Following closely on news of plans to make pensions information more readily available online (see Putting pension facts and figures at people’s fingertips) comes a suggestion that employers need to talk more openly with their staff about retirement.
The Centre for Ageing Better has marked the fact that December 2018 is the first time that someone turning 65 will not be eligible for a state pension by issuing The Experience of the Transition to Retirement: Rapid Evidence Review.
Available at www.ageing-better.org.uk, this 90-page report includes data showing that only half of those who plan to retire in the next five years are looking forward to it.
Two in five (41%) are worried about managing their money; a third are concerned about feeling bored (33%) and missing their social connections from work (32%); and nearly a quarter (24%) worry about losing their sense of purpose once they retire.

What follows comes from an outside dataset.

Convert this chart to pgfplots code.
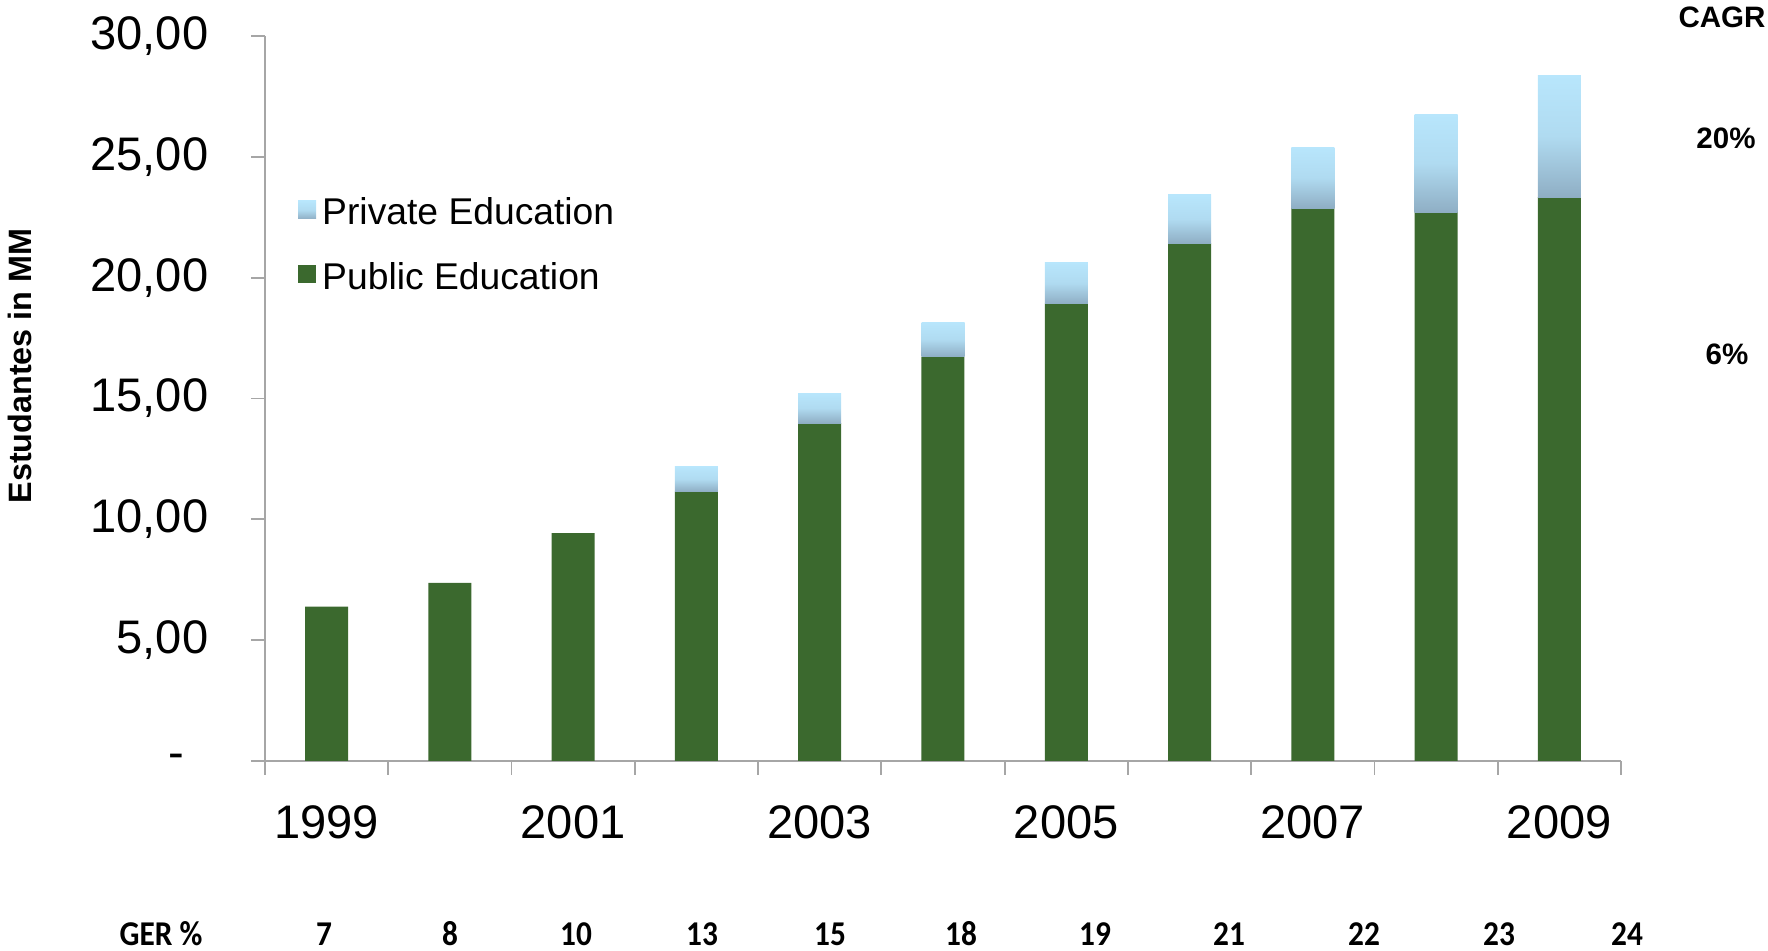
\documentclass[border=0pt]{standalone}
\usepackage{fontspec}
\setmainfont{Liberation Sans}
\newfontfamily\carlito{Carlito}
\usepackage{pgfplots}
\pgfplotsset{compat=1.18}
\definecolor{pubgreen}{HTML}{3B692E}
\definecolor{privtop}{HTML}{B8E6FC}
\definecolor{privbot}{HTML}{8FAEC4}
\definecolor{axgray}{HTML}{A6A6A6}
\newcommand{\tickfont}{\fontsize{13.4}{16}\selectfont}
\pgfplotsset{
  base/.style={at={(26.5mm,19.0mm)}, anchor=south west,
    scale only axis, width=135.6mm, height=72.5mm,
    xmin=-0.5, xmax=10.5, ymin=0, ymax=30,
    ybar stacked, bar width=4.3mm},
  over/.style={base, hide axis},
  pub/.style={fill=pubgreen, draw=none},
  priv/.style={top color=privtop, bottom color=privbot, middle color=privtop!80!privbot, draw=none},
  ghost/.style={draw=none, fill=none},
}
\begin{document}
\begin{tikzpicture}
\useasboundingbox (0,0) rectangle (176.8mm,95.1mm);
\begin{axis}[
  base,
  axis x line*=bottom, axis y line*=left,
  axis line style={draw=axgray, line width=0.5pt},
  tick style={draw=axgray, line width=0.5pt},
  tick align=outside, major tick length=1.4mm,
  xtick={-0.5,0.5,...,10.5},
  x tick label as interval,
  xticklabels={1999,,2001,,2003,,2005,,2007,,2009},
  xticklabel style={font=\tickfont, anchor=north, inner sep=0pt, yshift=-3.0mm},
  ytick={0,5,...,30},
  yticklabels={{\makebox[3.95mm][l]{-}},{5,00},{10,00},{15,00},{20,00},{25,00},{30,00}},
  yticklabel style={font=\tickfont, anchor=east, inner sep=0pt, xshift=-4.2mm},
  legend cell align=left,
  legend style={at={(0.024,0.786)}, anchor=north west, draw=none, fill=none,
    font=\fontsize{10.6}{12}\selectfont, row sep=2.0mm, inner sep=0pt,
    nodes={inner sep=0.6mm}},
  legend image code/.code={\path[#1, draw=none] (0mm,-0.5mm) rectangle (1.8mm,1.3mm);},
]
\addlegendimage{priv}
\addlegendentry{Private Education}
\addplot[pub] coordinates {
 (0,6.39) (1,7.37) (2,9.43) (3,11.15) (4,13.98) (5,16.73) (6,18.92) (7,21.42) (8,22.88) (9,22.71) (10,23.33)};
\addlegendentry{Public Education}
\end{axis}
% private education bars, one per axis so each bar gets its own gradient
\begin{axis}[over]
\addplot[ghost] coordinates {(3,11.15)};
\addplot[priv] coordinates {(3,1.02)};
\end{axis}
\begin{axis}[over]
\addplot[ghost] coordinates {(4,13.98)};
\addplot[priv] coordinates {(4,1.24)};
\end{axis}
\begin{axis}[over]
\addplot[ghost] coordinates {(5,16.73)};
\addplot[priv] coordinates {(5,1.43)};
\end{axis}
\begin{axis}[over]
\addplot[ghost] coordinates {(6,18.92)};
\addplot[priv] coordinates {(6,1.72)};
\end{axis}
\begin{axis}[over]
\addplot[ghost] coordinates {(7,21.42)};
\addplot[priv] coordinates {(7,2.00)};
\end{axis}
\begin{axis}[over]
\addplot[ghost] coordinates {(8,22.88)};
\addplot[priv] coordinates {(8,2.52)};
\end{axis}
\begin{axis}[over]
\addplot[ghost] coordinates {(9,22.71)};
\addplot[priv] coordinates {(9,4.06)};
\end{axis}
\begin{axis}[over]
\addplot[ghost] coordinates {(10,23.33)};
\addplot[priv] coordinates {(10,5.05)};
\end{axis}
\node[rotate=90, font=\bfseries\fontsize{9.2}{11}\selectfont] at (2.0mm,58.5mm) {Estudantes in MM};
\node[font=\bfseries\fontsize{8.4}{10}\selectfont] at (172.2mm,93.4mm) {CAGR};
\node[font=\bfseries\fontsize{8.4}{10}\selectfont] at (172.6mm,81.3mm) {20\%};
\node[font=\bfseries\fontsize{8.4}{10}\selectfont] at (172.7mm,59.7mm) {6\%};
\foreach \xx/\lab in {16.1/GER \%,32.4/7,45.0/8,57.6/10,70.2/13,83.0/15,96.1/18,109.5/19,122.9/21,136.4/22,149.9/23,162.7/24}{
  \node[font=\carlito\bfseries\fontsize{9.9}{12}\selectfont] at (\xx mm,1.7mm) {\scalebox{0.9}[1]{\lab}};
}
\end{tikzpicture}
\end{document}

The report concludes that there is a general lack of both preparedness and planning for retirement across society, particularly among those on lower incomes. It also shows that women tend to engage in planning for life after paid work even less than men.

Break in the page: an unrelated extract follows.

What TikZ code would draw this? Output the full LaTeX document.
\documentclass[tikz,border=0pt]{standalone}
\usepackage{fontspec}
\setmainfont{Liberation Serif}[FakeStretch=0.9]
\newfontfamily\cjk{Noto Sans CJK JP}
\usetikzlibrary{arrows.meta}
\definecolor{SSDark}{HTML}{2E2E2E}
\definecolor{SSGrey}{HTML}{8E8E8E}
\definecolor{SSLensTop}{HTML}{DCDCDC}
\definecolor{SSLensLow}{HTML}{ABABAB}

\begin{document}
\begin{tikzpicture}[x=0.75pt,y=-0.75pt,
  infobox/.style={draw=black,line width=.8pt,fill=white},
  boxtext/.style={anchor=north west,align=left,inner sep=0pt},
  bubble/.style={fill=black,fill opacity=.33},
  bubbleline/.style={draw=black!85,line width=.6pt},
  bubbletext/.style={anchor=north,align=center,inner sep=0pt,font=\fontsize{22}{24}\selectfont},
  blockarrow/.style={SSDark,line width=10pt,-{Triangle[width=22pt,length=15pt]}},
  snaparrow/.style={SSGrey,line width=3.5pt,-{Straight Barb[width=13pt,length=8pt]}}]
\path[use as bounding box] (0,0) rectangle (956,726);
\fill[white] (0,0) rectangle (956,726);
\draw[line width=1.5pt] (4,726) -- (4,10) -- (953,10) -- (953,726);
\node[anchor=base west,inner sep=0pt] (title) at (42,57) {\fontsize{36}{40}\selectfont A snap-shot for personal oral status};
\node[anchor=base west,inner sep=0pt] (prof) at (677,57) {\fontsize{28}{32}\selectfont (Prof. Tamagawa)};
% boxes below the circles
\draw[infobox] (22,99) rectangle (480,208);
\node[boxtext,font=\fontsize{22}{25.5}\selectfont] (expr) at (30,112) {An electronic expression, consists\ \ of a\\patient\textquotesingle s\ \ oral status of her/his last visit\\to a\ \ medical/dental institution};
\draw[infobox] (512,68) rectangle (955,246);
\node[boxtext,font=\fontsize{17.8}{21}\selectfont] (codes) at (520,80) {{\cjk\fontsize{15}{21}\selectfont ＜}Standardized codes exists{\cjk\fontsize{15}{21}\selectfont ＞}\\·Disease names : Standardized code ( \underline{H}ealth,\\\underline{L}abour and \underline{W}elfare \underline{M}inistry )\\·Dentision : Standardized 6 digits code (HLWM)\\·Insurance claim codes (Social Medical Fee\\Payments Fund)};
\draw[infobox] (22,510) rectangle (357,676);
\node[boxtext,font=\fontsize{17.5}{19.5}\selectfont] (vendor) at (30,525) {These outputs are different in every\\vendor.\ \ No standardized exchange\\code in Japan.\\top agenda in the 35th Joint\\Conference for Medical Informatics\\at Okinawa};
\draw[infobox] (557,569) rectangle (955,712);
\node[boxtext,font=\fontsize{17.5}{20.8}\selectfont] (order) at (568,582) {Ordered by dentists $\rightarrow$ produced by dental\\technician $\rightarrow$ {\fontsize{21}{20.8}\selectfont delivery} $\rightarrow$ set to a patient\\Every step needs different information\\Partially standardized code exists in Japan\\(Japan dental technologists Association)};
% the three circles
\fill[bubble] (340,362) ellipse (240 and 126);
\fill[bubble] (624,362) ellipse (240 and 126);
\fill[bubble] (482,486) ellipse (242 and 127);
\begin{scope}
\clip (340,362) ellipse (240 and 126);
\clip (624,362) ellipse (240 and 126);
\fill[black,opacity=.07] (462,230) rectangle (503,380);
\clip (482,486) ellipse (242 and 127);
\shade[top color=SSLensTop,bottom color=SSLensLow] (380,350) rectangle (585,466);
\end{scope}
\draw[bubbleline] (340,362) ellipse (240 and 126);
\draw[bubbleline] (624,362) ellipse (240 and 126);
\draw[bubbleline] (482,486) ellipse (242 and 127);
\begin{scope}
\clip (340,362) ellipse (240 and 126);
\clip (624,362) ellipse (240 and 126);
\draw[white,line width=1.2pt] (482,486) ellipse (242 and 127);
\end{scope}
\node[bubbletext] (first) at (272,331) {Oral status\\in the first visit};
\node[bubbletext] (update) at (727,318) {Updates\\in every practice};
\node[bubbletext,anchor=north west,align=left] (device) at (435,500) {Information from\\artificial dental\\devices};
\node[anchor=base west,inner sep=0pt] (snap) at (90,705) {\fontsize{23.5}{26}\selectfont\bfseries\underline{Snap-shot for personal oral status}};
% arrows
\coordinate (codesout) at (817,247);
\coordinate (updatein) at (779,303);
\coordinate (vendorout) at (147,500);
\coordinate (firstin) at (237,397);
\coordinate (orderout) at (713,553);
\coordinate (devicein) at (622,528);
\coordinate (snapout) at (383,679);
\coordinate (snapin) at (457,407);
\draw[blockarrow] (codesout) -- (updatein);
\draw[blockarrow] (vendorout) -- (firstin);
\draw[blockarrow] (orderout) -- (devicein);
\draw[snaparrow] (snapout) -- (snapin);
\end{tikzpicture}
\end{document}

The Centre notes that, while many employers currently offer help on the financial aspects of the transition to retirement, a much broader approach to help staff prepare for the potential social, psychological and emotional effects is needed.
It recommends the “mid-life MOT”, a model that some large employers are offering across their workforce, which sees staff being given time out to discuss their career plans and development in mid-life.

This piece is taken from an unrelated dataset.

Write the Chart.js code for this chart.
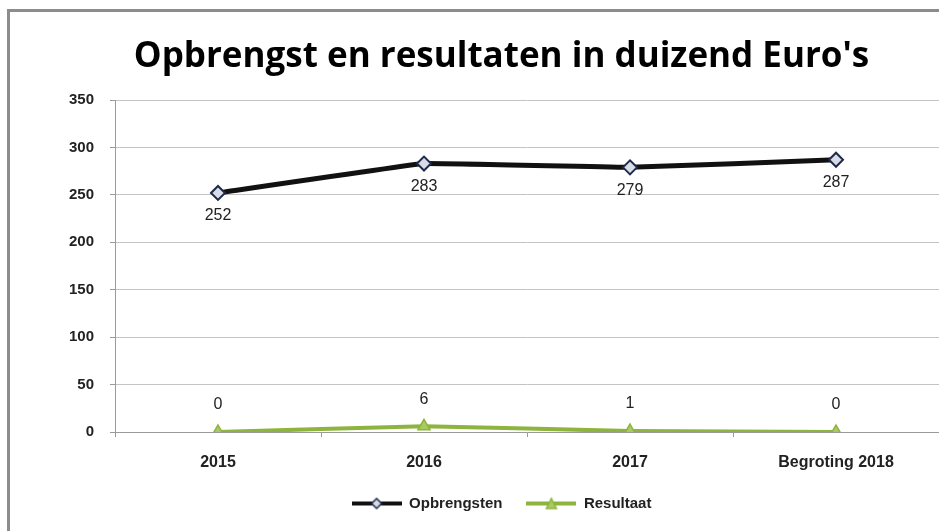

Aideen Young, Evidence Manager at the Centre for Ageing Better, said: “Our message to employers is that it’s good to talk. Far from being a risk, being open and positive about how to manage the retirement transition will help them to retain experienced staff, who as a result will likely go on to experience more positive outcomes in later life.”
Comment from Peninsula Employment Law Director Alan Price
Making sure staff are prepared for retirement has not traditionally been high up on the agendas of HR professionals. Despite this, actively engaging with those that are approaching retirement age could be beneficial for an organisation in the long term.
When a retiring employee leaves an organisation they will often take with them years of experience and know-how which can be hard to replace.
However, employers should consider that many individuals may be retiring because they feel they have to, rather than because they really want to, and having open conversations with these individuals will allow you to find out how they really feel.
As a result, employers may also be able to come to a compromise with staff, such as introducing a phased retirement, to guarantee that their skills and experience remain with the organisation for a while longer.